# 第一步，导入用户标注数据，下载对应的axtree，同时格式化并根据每个step中的path去retrieve出node

In [33]:
import json
import os
import pandas as pd

user_annotate_dir = "./query_results3"
all_user_annotate_files = os.listdir(user_annotate_dir)

print(all_user_annotate_files)

['Kyle.json', 'Im.json', 'Cyberpunk.json', 'dcynsd.json', 'Siing.json', 'Kyle..json', 'sk.json', 'cceatmore_new.json', 'cceatmore.json', 'Jingqiu.json', 'HATBTBS.json']


In [34]:
%load_ext autoreload
%autoreload 1
%aimport utils

from utils import *

The autoreload extension is already loaded.

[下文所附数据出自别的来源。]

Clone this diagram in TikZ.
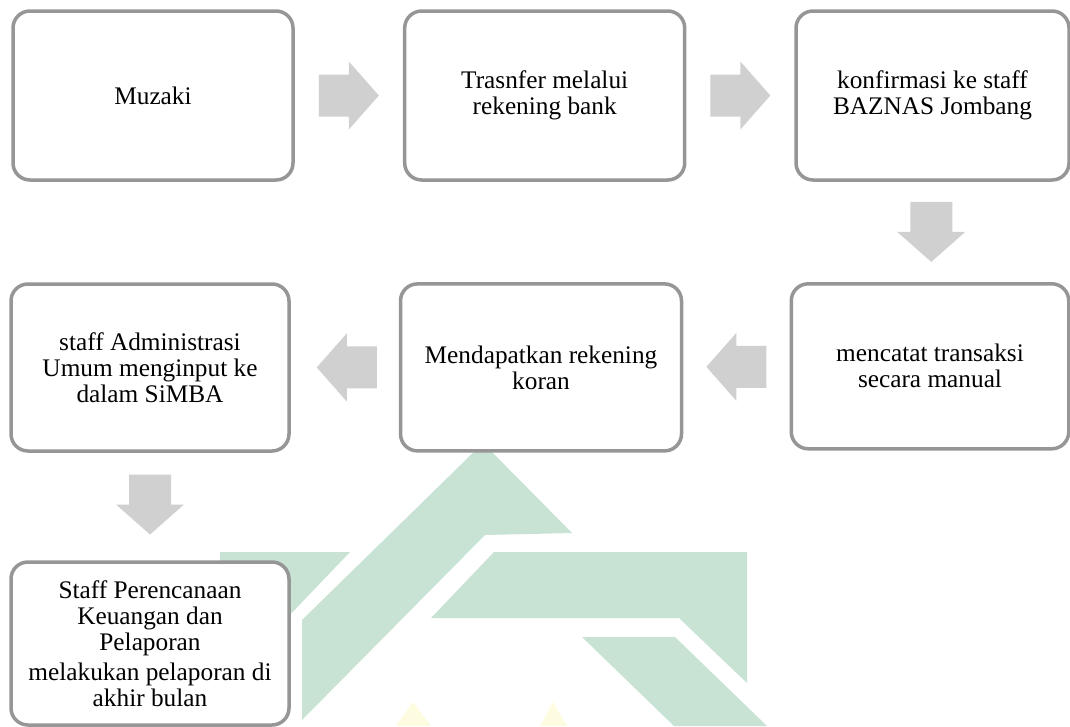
\documentclass[tikz,border=0pt]{standalone}
\usepackage{fontspec}
\setmainfont{Liberation Serif}
\usetikzlibrary{calc}
\definecolor{boxline}{RGB}{150,150,150}
\definecolor{arrowfill}{RGB}{208,208,208}
\definecolor{wmgreen}{RGB}{200,226,212}
\definecolor{wmyellow}{RGB}{254,252,224}
\begin{document}
\begin{tikzpicture}[x=1pt,y=-1pt,
  stepbox/.style={draw=boxline, line width=3.5pt, rounded corners=17pt, fill=white,
    inner sep=0pt, align=center, font=\fontsize{25.3}{26}\selectfont},
  blockarrow/.pic={\fill[arrowfill] (-30,-21) -- (0,-21) -- (0,-34) -- (30,0)
    -- (0,34) -- (0,21) -- (-30,21) -- cycle;},
  wm/.style={fill=wmgreen},
  wmy/.style={fill=wmyellow}
]
\useasboundingbox (0,0) rectangle (1070,726);
\clip (0,0) rectangle (1070,726);
% watermark
\fill[wm] (302,720) -- (302,620) -- (483,443) -- (572,533) -- (485,535) -- cycle;
\fill[wm] (220,552) -- (350,552) -- (285,620) -- (220,620) -- cycle;
\fill[wm] (494,552) -- (747,552) -- (747,683) -- (679,618) -- (431,618) -- cycle;
\fill[wm] (582,637) -- (675,637) -- (767,726) -- (674,726) -- cycle;
\fill[wmy] (413,702) -- (431,726) -- (396,726) -- cycle;
\fill[wmy] (553,702) -- (567,726) -- (540,726) -- cycle;
% boxes
\node[stepbox, minimum width=280pt, minimum height=169pt] (b1) at (153,95.5) {Muzaki};
\node[stepbox, minimum width=280pt, minimum height=169pt] (b2) at (544.7,95.5) {Trasnfer melalui\\rekening bank};
\node[stepbox, minimum width=273pt, minimum height=169pt] (b3) at (932.5,95.5) {konfirmasi ke staff\\BAZNAS Jombang};
\node[stepbox, minimum width=277.5pt, minimum height=165pt] (b6) at (930,366.3) {mencatat transaksi\\secara manual};
\node[stepbox, minimum width=281pt, minimum height=167pt] (b5) at (541,367.4) {Mendapatkan rekening\\koran};
\node[stepbox, minimum width=278pt, minimum height=167pt] (b4) at (150,367.5) {staff Administrasi\\Umum menginput ke\\dalam SiMBA};
\node[stepbox, minimum width=278pt, minimum height=163pt] (b7) at (150,643.5) {Staff Perencanaan\\Keuangan dan\\Pelaporan\\[4pt]melakukan pelaporan di\\akhir bulan};
% block arrows between boxes
\coordinate (a1) at ($(b1.east)!0.5!(b2.west)$);
\coordinate (a2) at ($(b2.east)!0.5!(b3.west)$);
\coordinate (a3) at ($(b3.south)!0.5!(b6.north)$);
\coordinate (a4) at ($(b6.west)!0.5!(b5.east)$);
\coordinate (a5) at ($(b5.west)!0.5!(b4.east)+(2,0)$);
\coordinate (a6) at ($(b4.south)!0.5!(b7.north)+(0,-2)$);
\pic at (a1) {blockarrow};
\pic at (a2) {blockarrow};
\pic[rotate=-90] at (a3) {blockarrow};
\pic[rotate=180] at (a4) {blockarrow};
\pic[rotate=180] at (a5) {blockarrow};
\pic[rotate=-90] at (a6) {blockarrow};
\end{tikzpicture}
\end{document}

To reload it, use:
  %reload_ext autoreload


In [35]:
# 建立存储axtree的文件夹，一共三种，raw_axtree, formatted_axtree, retrieved_axtree

user_name = "Cyberpunk"

raw_axtree_dir = "./raw_axtree"
formatted_axtree_dir = "./formatted_axtree"
retrieved_axtree_dir = "./retrieved_axtree"

if not os.path.exists(raw_axtree_dir):
    os.makedirs(raw_axtree_dir)
if not os.path.exists(formatted_axtree_dir):
    os.makedirs(formatted_axtree_dir)
if not os.path.exists(retrieved_axtree_dir):
    os.makedirs(retrieved_axtree_dir)


In [36]:
# 读取用户文件
# 这里的user_annotate_data是一个列表，列表中的每个元素是一个字典，每个字典都是一个完整的任务标注。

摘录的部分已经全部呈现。